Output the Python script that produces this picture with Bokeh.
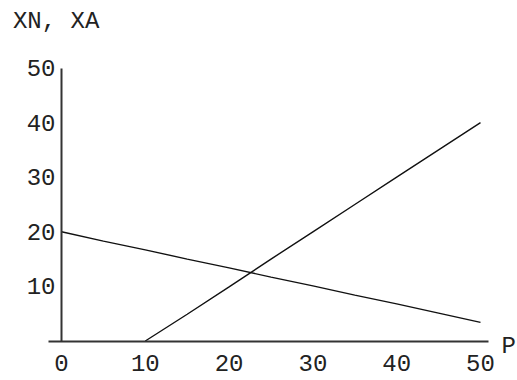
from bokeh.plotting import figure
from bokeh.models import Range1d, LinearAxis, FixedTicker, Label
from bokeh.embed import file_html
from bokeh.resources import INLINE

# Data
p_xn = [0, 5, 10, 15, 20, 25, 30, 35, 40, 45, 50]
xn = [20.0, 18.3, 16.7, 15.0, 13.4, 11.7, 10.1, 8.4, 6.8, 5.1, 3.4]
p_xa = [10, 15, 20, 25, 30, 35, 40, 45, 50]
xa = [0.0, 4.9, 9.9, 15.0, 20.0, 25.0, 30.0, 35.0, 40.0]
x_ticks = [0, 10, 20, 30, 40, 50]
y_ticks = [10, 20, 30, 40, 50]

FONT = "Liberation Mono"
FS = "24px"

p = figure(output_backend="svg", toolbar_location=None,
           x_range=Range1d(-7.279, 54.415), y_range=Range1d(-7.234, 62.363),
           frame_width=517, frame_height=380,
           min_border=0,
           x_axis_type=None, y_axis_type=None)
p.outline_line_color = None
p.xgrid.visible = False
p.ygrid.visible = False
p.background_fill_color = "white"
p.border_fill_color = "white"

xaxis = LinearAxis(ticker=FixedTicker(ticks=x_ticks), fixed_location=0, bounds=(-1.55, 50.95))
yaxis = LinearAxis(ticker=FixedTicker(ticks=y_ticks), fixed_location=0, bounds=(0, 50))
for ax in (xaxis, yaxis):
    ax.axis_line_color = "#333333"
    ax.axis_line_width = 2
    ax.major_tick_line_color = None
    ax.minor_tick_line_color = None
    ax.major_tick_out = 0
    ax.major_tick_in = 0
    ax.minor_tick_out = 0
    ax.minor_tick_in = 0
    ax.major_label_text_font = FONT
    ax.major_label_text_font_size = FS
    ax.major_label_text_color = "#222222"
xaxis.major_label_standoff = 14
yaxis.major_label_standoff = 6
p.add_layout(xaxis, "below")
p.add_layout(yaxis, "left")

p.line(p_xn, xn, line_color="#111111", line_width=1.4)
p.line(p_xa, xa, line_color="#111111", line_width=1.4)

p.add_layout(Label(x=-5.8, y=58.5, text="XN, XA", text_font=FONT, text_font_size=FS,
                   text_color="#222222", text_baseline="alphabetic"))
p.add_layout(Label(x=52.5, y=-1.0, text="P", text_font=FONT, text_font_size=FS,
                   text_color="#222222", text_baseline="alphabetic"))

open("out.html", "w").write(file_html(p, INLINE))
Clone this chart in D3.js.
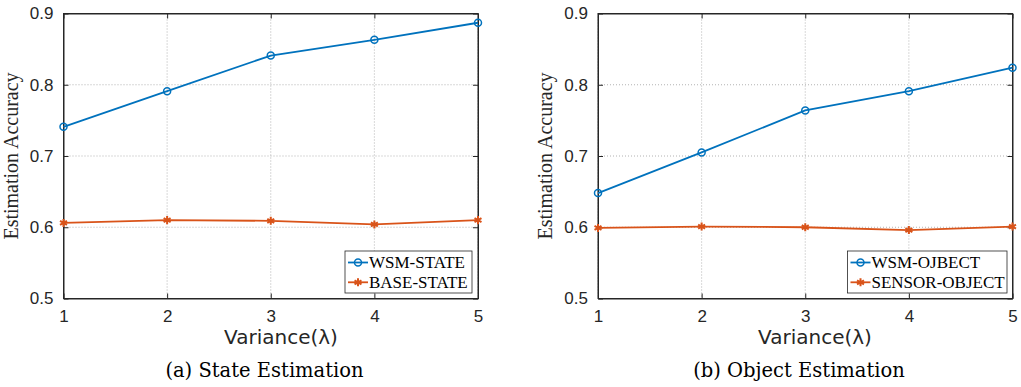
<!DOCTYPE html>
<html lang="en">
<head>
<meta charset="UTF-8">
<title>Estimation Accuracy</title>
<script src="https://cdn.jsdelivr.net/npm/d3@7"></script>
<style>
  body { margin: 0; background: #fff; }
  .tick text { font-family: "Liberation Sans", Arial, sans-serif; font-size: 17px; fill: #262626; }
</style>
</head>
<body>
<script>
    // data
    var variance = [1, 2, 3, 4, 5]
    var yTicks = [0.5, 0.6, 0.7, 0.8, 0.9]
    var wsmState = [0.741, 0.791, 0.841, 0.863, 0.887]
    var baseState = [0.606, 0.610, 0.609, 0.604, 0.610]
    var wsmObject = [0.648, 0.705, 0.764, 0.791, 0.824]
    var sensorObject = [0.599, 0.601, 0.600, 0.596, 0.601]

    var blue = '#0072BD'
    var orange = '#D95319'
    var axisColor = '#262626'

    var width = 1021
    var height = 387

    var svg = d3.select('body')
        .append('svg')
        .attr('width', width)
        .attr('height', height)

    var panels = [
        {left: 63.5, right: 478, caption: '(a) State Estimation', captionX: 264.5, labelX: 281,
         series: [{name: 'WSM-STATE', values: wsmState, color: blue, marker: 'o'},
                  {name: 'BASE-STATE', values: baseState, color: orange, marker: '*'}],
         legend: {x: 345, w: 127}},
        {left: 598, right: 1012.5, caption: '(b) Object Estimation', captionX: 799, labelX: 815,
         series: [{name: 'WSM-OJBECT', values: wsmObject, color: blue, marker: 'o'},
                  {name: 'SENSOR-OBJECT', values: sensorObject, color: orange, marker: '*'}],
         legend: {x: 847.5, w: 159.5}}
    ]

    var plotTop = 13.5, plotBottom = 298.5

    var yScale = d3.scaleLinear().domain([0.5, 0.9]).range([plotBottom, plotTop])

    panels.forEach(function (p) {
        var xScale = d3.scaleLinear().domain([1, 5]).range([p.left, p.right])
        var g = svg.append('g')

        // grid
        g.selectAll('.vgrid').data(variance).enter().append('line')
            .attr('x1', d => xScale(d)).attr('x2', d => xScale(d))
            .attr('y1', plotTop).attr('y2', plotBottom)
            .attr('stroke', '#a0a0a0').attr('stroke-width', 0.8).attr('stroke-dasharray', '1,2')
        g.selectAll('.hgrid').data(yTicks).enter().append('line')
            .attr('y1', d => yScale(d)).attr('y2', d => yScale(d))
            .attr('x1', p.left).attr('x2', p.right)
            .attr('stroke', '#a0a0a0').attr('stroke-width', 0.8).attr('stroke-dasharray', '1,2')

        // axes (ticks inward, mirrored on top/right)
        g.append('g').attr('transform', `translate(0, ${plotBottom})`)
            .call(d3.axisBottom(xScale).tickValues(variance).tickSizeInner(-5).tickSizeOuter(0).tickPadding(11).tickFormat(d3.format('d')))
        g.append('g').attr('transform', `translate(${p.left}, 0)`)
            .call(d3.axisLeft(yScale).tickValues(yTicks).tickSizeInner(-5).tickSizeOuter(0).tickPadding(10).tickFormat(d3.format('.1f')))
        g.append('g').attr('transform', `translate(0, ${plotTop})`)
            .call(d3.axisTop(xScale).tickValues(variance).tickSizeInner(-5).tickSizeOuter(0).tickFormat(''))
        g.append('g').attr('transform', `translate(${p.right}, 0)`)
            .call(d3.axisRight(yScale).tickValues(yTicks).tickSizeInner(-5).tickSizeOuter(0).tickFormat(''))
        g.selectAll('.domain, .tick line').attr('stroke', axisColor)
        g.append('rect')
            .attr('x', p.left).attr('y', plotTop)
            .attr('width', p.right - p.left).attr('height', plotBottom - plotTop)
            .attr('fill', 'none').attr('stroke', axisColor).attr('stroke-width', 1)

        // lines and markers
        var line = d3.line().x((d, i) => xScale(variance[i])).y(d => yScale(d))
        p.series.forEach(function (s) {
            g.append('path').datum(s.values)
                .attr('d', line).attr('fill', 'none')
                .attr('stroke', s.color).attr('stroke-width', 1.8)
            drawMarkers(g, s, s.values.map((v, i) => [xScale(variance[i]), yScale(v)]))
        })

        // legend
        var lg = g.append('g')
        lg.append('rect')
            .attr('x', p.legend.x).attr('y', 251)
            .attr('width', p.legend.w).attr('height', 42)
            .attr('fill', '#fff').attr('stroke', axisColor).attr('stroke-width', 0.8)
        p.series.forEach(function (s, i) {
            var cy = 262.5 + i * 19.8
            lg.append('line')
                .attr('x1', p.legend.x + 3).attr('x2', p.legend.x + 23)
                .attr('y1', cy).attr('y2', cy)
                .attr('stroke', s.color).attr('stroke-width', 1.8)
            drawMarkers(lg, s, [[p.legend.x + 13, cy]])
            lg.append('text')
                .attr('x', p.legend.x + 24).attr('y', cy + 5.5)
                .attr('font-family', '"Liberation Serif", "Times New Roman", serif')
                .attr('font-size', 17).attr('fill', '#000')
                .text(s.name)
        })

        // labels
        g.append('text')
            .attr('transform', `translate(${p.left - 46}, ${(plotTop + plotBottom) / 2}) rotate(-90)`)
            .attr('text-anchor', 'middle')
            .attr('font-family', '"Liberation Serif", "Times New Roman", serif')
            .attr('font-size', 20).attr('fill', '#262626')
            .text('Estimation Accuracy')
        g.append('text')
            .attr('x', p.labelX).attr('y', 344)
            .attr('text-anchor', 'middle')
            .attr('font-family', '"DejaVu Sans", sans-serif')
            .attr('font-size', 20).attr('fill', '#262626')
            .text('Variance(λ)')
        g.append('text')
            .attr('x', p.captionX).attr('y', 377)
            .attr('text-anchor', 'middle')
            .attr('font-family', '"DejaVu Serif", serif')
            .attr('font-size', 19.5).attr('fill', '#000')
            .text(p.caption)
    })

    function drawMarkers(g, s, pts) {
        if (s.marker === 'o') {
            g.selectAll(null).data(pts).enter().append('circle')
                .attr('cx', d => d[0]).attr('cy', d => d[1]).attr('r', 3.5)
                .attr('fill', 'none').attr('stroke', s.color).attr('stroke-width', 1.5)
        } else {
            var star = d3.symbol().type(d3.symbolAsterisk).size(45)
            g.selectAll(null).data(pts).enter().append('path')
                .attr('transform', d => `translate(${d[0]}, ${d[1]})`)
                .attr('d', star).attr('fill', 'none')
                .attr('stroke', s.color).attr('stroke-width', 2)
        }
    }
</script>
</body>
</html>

Problem to solve
From the entries above, extract each line containing "script".

Written answer
Output the Python script that produces this picture with Bokeh.
<script src="https://cdn.jsdelivr.net/npm/d3@7"></script>
<script>
</script>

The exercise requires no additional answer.